Republican Senate candidate Bernie Moreno has already been sued once for spreading conspiracy theories about Haitian immigrants in Springfield, Ohio, stealing and eating pets.
Now, he’s singling out another group of immigrants in Ohio and leveling baseless attacks: Mauritanian asylum seekers in Lockland, a village north of Cincinnati.
“What can you tell us about this small town that is being overrun by illegal migrants?” Fox News host Maria Bartiromo asked Moreno on Wednesday—even though the Mauritanians are in Ohio legally.
ADVERTISEMENT
“They all fly to Mexico,” Moreno said. “They get smuggled across our border by the cartels. They’re explained exactly what they have to do, which is raise their hand and claim asylum. And then the United States government flies them wherever they want.”
Mauritanians have been seeking U.S. asylum since the 1990s, when the Arab government began sanctioning the killing and deportation of Black Afro-Mauritians. The West African nation was the last in the world outlaw slavery, in 2007, and the Global Slavery Index estimates that about 150,000 Mauritanians are still enslaved—most of them Black.

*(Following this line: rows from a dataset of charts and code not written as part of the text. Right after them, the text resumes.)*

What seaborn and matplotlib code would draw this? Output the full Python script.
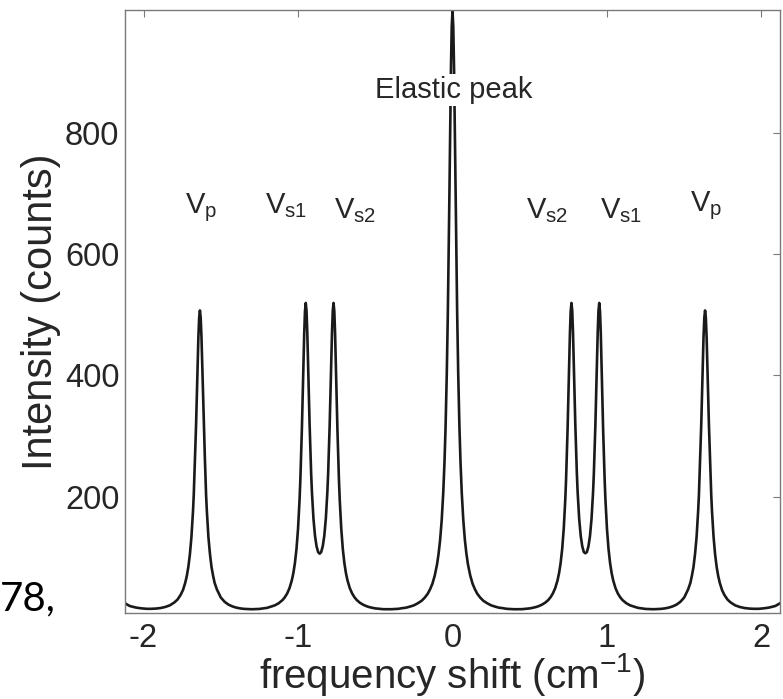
import matplotlib
matplotlib.use("Agg")
import matplotlib.pyplot as plt
import seaborn as sns
import pandas as pd

# ---- data ----
# anti-Stokes side (negative shift) incl. the elastic line maximum at 0
shift_neg = [-2.12, -2.09, -2.05, -2.015, -1.98, -1.95, -1.92, -1.89, -1.86, -1.83,
             -1.80, -1.78, -1.76, -1.745, -1.73, -1.72, -1.71, -1.70, -1.69, -1.68,
             -1.675, -1.667, -1.66, -1.655, -1.65, -1.645, -1.64, -1.635, -1.63, -1.625,
             -1.62, -1.615, -1.61, -1.603, -1.595, -1.59, -1.58, -1.57, -1.56, -1.55,
             -1.54, -1.525, -1.50, -1.475, -1.45, -1.425, -1.40, -1.375, -1.35, -1.30,
             -1.25, -1.20, -1.15, -1.125, -1.10, -1.085, -1.07, -1.055, -1.04, -1.03,
             -1.02, -1.01, -1.00, -0.99, -0.985, -0.975, -0.97, -0.965, -0.96, -0.955,
             -0.95, -0.945, -0.94, -0.935, -0.93, -0.925, -0.915, -0.91, -0.90, -0.89,
             -0.88, -0.87, -0.86, -0.85, -0.84, -0.83, -0.82, -0.81, -0.805, -0.795,
             -0.79, -0.785, -0.78, -0.775, -0.77, -0.765, -0.76, -0.755, -0.75, -0.745,
             -0.735, -0.73, -0.72, -0.71, -0.70, -0.69, -0.68, -0.665, -0.65, -0.635,
             -0.62, -0.60, -0.58, -0.56, -0.54, -0.52, -0.50, -0.45, -0.40, -0.375,
             -0.35, -0.325, -0.30, -0.275, -0.25, -0.225, -0.20, -0.18, -0.16, -0.145,
             -0.13, -0.115, -0.10, -0.09, -0.08, -0.07, -0.06, -0.052, -0.045, -0.037,
             -0.03, -0.025, -0.02, -0.015, -0.01, -0.005, 0.0]
counts_neg = [24.0, 19.6, 17.0, 15.7, 14.9, 14.9, 15.3, 16.2, 17.9, 20.6,
              25.5, 30.2, 37.8, 45.7, 57.9, 69.0, 83.9, 104.4, 133.3, 174.8,
              202.1, 262.9, 317.5, 366.5, 416.9, 462.4, 495.1, 506.7, 494.8, 463.1,
              416.6, 367.2, 317.2, 263.6, 201.8, 175.5, 133.1, 105.2, 83.8, 69.8,
              57.8, 46.8, 33.6, 26.4, 21.8, 18.9, 16.9, 15.6, 14.8, 14.2,
              14.7, 16.5, 20.6, 24.1, 29.4, 34.1, 40.3, 49.1, 62.0, 74.0,
              90.5, 113.4, 146.5, 194.8, 227.0, 311.1, 362.8, 417.2, 467.8, 504.9,
              519.1, 506.4, 470.6, 421.6, 368.7, 318.7, 237.9, 207.6, 163.3, 135.0,
              117.9, 108.5, 105.7, 108.5, 117.9, 135.0, 163.4, 207.6, 238.1, 318.7,
              369.0, 421.6, 470.9, 506.4, 519.1, 504.9, 467.9, 417.2, 362.9, 311.1,
              227.1, 194.8, 146.6, 113.4, 90.5, 74.0, 62.0, 49.1, 40.4, 34.1,
              29.4, 25.0, 21.9, 19.5, 17.8, 16.6, 15.6, 14.3, 14.2, 14.5,
              14.9, 16.0, 16.8, 18.6, 20.6, 24.0, 28.1, 33.2, 39.9, 47.2,
              56.3, 69.6, 88.2, 105.8, 128.9, 160.8, 205.6, 255.6, 313.3, 402.3,
              505.6, 595.8, 697.9, 805.6, 905.6, 975.0, 1000.0]

# Stokes side (positive shift)
shift_pos = [0.005, 0.01, 0.015, 0.02, 0.025, 0.03, 0.037, 0.045, 0.052, 0.06,
             0.07, 0.08, 0.09, 0.10, 0.115, 0.13, 0.145, 0.16, 0.18, 0.20,
             0.225, 0.25, 0.275, 0.30, 0.325, 0.35, 0.375, 0.40, 0.45, 0.50,
             0.52, 0.54, 0.56, 0.58, 0.60, 0.62, 0.635, 0.65, 0.665, 0.68,
             0.69, 0.70, 0.71, 0.72, 0.73, 0.735, 0.745, 0.75, 0.755, 0.76,
             0.765, 0.77, 0.775, 0.78, 0.785, 0.79, 0.795, 0.805, 0.81, 0.82,
             0.83, 0.84, 0.85, 0.86, 0.87, 0.88, 0.89, 0.90, 0.91, 0.915,
             0.925, 0.93, 0.935, 0.94, 0.945, 0.95, 0.955, 0.96, 0.965, 0.97,
             0.975, 0.985, 0.99, 1.00, 1.01, 1.02, 1.03, 1.04, 1.055, 1.07,
             1.085, 1.10, 1.125, 1.15, 1.20, 1.25, 1.30, 1.35, 1.375, 1.40,
             1.425, 1.45, 1.475, 1.50, 1.525, 1.54, 1.55, 1.56, 1.57, 1.58,
             1.59, 1.595, 1.603, 1.61, 1.615, 1.62, 1.625, 1.63, 1.635, 1.64,
             1.645, 1.65, 1.655, 1.66, 1.667, 1.675, 1.68, 1.69, 1.70, 1.71,
             1.72, 1.73, 1.745, 1.76, 1.78, 1.80, 1.83, 1.86, 1.89, 1.92,
             1.95, 1.98, 2.015, 2.05, 2.09, 2.12]
counts_pos = [975.0, 905.6, 805.6, 697.9, 595.8, 505.6, 402.3, 313.3, 255.6, 205.6,
              160.8, 128.9, 105.8, 88.2, 69.6, 56.3, 47.2, 39.9, 33.2, 28.1,
              24.0, 20.6, 18.6, 16.8, 16.0, 14.9, 14.5, 14.2, 14.3, 15.6,
              16.6, 17.8, 19.5, 21.9, 25.0, 29.4, 34.1, 40.4, 49.1, 62.0,
              74.0, 90.5, 113.4, 146.6, 194.8, 227.1, 311.1, 362.9, 417.2, 467.9,
              504.9, 519.1, 506.4, 470.9, 421.6, 369.0, 318.7, 238.1, 207.6, 163.4,
              135.0, 117.9, 108.5, 106.5, 108.5, 117.9, 135.0, 163.3, 207.6, 237.9,
              318.7, 368.7, 421.6, 470.6, 506.4, 519.1, 504.9, 467.8, 417.2, 362.8,
              311.1, 227.0, 194.8, 146.5, 113.4, 90.5, 74.0, 62.0, 49.1, 40.3,
              34.1, 29.4, 24.1, 20.6, 16.5, 14.7, 14.2, 14.8, 15.6, 16.9,
              18.9, 21.8, 26.4, 33.6, 46.8, 57.8, 69.8, 83.8, 105.2, 133.1,
              175.5, 201.8, 263.6, 317.2, 367.2, 416.6, 463.1, 494.8, 506.7, 495.1,
              462.4, 416.9, 366.5, 317.5, 262.9, 202.1, 174.8, 133.3, 104.4, 83.9,
              69.0, 57.9, 45.7, 37.8, 30.2, 25.5, 20.6, 17.9, 16.2, 15.3,
              14.9, 14.9, 15.7, 17.0, 19.6, 24.0]

peak_labels = [r"$V_{p}$", r"$V_{s1}$", r"$V_{s2}$", r"$V_{s2}$", r"$V_{s1}$", r"$V_{p}$"]
x_ticks = [-2, -1, 0, 1, 2]
y_ticks = [200, 400, 600, 800]

# ---- style ----
sns.set_style("white")
plt.rcParams["font.family"] = ["Liberation Sans", "DejaVu Sans"]
plt.rcParams["mathtext.fontset"] = "custom"
plt.rcParams["mathtext.rm"] = "Liberation Sans"
plt.rcParams["mathtext.it"] = "Liberation Sans"
plt.rcParams["mathtext.bf"] = "Liberation Sans"
plt.rcParams["mathtext.default"] = "regular"

TXT = "#262626"
SPINE = "#7a7a7a"

fig = plt.figure(figsize=(7.83, 6.99), dpi=100)
ax = fig.add_axes([125 / 783, 1 - 613 / 699, (780 - 125) / 783, (613 - 10) / 699])

df = pd.DataFrame({"shift": shift_neg + shift_pos, "counts": counts_neg + counts_pos})
sns.lineplot(data=df, x="shift", y="counts", ax=ax, color="#1a1a1a", lw=1.9,
             estimator=None, sort=False)

ax.set_xlim(-2.12, 2.12)
ax.set_ylim(8, 1002)
ax.set_xticks(x_ticks)
ax.set_yticks(y_ticks)
ax.set_xticklabels([str(t) for t in x_ticks])
ax.tick_params(axis="both", direction="in", length=5, width=0.8, color=SPINE,
               labelsize=23.5, labelcolor=TXT, top=True, right=True)
ax.tick_params(axis="x", pad=7)
ax.tick_params(axis="y", pad=4)
for s in ax.spines.values():
    s.set_visible(True)
    s.set_color(SPINE)
    s.set_linewidth(1.0)

ax.set_xlabel(r"frequency shift (cm$^{-1}$)", fontsize=29, color=TXT, labelpad=-2)
ax.set_ylabel("Intensity (counts)", fontsize=30, color=TXT, labelpad=3)

# peak annotations
label_pos = [(-1.625, 667), (-1.08, 667), (-0.63, 659), (0.61, 659), (1.094, 659), (1.64, 671)]
for lab, (lx, ly) in zip(peak_labels, label_pos):
    ax.text(lx, ly, lab, ha="center", va="baseline", fontsize=21, color=TXT)

ax.text(0.01, 857, "Elastic peak", ha="center", va="baseline", fontsize=21, color=TXT,
        bbox=dict(facecolor="white", edgecolor="none", pad=1.5), zorder=5)

fig.text(0.0, 1 - 610 / 699, "78,", fontsize=29, family=["Lato", "DejaVu Sans"],
         color="black", ha="left", va="baseline")

fig.savefig("out.png", dpi=100)
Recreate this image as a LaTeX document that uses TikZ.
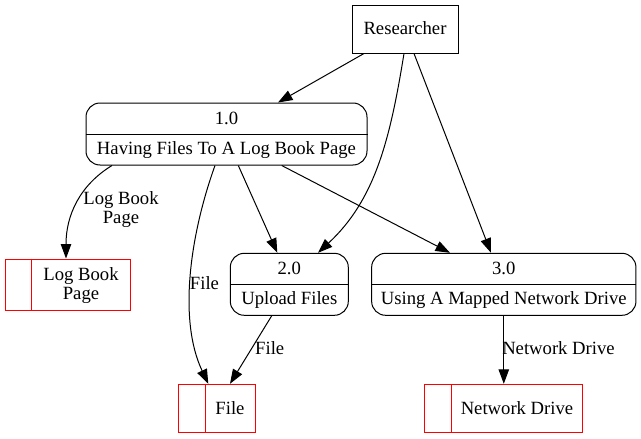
\documentclass[tikz,border=0pt]{standalone}
\usepackage{fontspec}
\setmainfont{Liberation Serif}
\usetikzlibrary{arrows.meta,calc}
\begin{document}
\begin{tikzpicture}[x=1pt,y=-1pt,
  every node/.style={font=\fontsize{18.67}{19}\selectfont, inner sep=0pt},
  ext/.style={draw, line width=1pt},
  proc/.style={draw, rounded corners=14pt, line width=1pt},
  store/.style={draw=red, line width=1pt},
  divline/.style={line width=1pt},
  sdiv/.style={draw=red, line width=1pt},
  flow/.style={line width=1pt, -{Triangle[length=14.5pt,width=10.5pt]}},
  txt/.style={anchor=base}]
\useasboundingbox (0,0) rectangle (641,439);

% external entity
\node[ext, minimum width=106, minimum height=48] (r) at (405,29) {};
\node[txt] (rt) at (405,34.3) {Researcher};

% processes
\node[proc, minimum width=281, minimum height=62] (p1) at (226.5,134) {};
\draw[divline] (p1.west) -- (p1.east);
\node[txt] (p1n) at (226.5,124) {1.0};
\node[txt] (p1t) at (226.5,154) {Having Files To A Log Book Page};

\node[proc, minimum width=118, minimum height=62] (p2) at (289.3,284.3) {};
\draw[divline] (p2.west) -- (p2.east);
\node[txt] (p2n) at (289.3,274.3) {2.0};
\node[txt] (p2t) at (289.3,304.3) {Upload Files};

\node[proc, minimum width=264.3, minimum height=62] (p3) at (503.8,284.3) {};
\draw[divline] (p3.west) -- (p3.east);
\node[txt] (p3n) at (503.8,274.3) {3.0};
\node[txt] (p3t) at (503.8,304.3) {Using A Mapped Network Drive};

% data stores
\node[store, minimum width=125, minimum height=51] (d1) at (67.5,284.5) {};
\draw[sdiv] ([xshift=26.7]d1.north west) -- ([xshift=26.7]d1.south west);
\node[align=center] (d1t) at (81,286) {Log Book\\Page};

\node[store, minimum width=76.7, minimum height=48.4] (d2) at (217.3,408.5) {};
\draw[sdiv] ([xshift=26.7]d2.north west) -- ([xshift=26.7]d2.south west);
\node[txt] (d2t) at (230,414) {File};

\node[store, minimum width=157.7, minimum height=48.4] (d3) at (503.8,408.5) {};
\draw[sdiv] ([xshift=27]d3.north west) -- ([xshift=27]d3.south west);
\node[txt] (d3t) at (517,414) {Network Drive};

% flows
\draw[flow] ([xshift=-41]r.south) -- ([xshift=51.5]p1.north);
\draw[flow] ([xshift=-1]r.south) .. controls (390,140) and (375,200) .. ([xshift=28.7]p2.north);
\draw[flow] ([xshift=9]r.south) -- ([xshift=-12.8]p3.north);

\draw[flow] ([xshift=-114.5]p1.south) .. controls (80,185) and (66,215) .. ([xshift=-1.5]d1.north);
\node[align=center] (l1) at (121,210) {Log Book\\Page};

\draw[flow] ([xshift=-11.5]p1.south) .. controls (190,235) and (178,320) .. ([xshift=-9]d2.north);
\node[txt] (l2) at (204.5,289) {File};

\draw[flow] ([xshift=11.8]p1.south) -- ([xshift=-12]p2.north);
\draw[flow] ([xshift=55.2]p1.south) -- ([xshift=-53.8]p3.north);

\draw[flow] ([xshift=-17.6]p2.south) -- ([xshift=12.7]d2.north);
\node[txt] (l3) at (269.7,354.3) {File};

\draw[flow] (p3.south) -- (d3.north);
\node[txt] (l4) at (558.5,354.3) {Network Drive};
\end{tikzpicture}
\end{document}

Lockland has had a small but well-established West African population for decades, but in the past year, the number has grown. The town went from having 3,500 residents in the summer of 2023 to about 6,000 today, about half of whom are immigrants, the Cincinnati Enquirer reported.
Crime has never been an issue, but the new wave of asylum seekers has strained city services and created overcrowding at several apartment complexes. New arrivals can’t work for at least six months after requesting asylum, and the local fire department is worried about its ability to keep everyone safe.
That’s a far cry from Bartiromo and Moreno’s claims that the town is being overrun by illegal migrants smuggled in by drug cartels. It’s also not the first time Moreno has targeted a specific immigrant group in his state.
Earlier this month, Moreno and other MAGA politicians were sued after their conspiracy theory about Haitians eating pets led to widespread threats of violence against the community—including bomb threats in schools.
The suit also named former president Donald Trump and Republican vice-presidential candidate JD Vance. Things got so bad that Ohio’s Republican governor and Springfield’s Republican mayor denounced the claims—and begged Trump not to campaign there.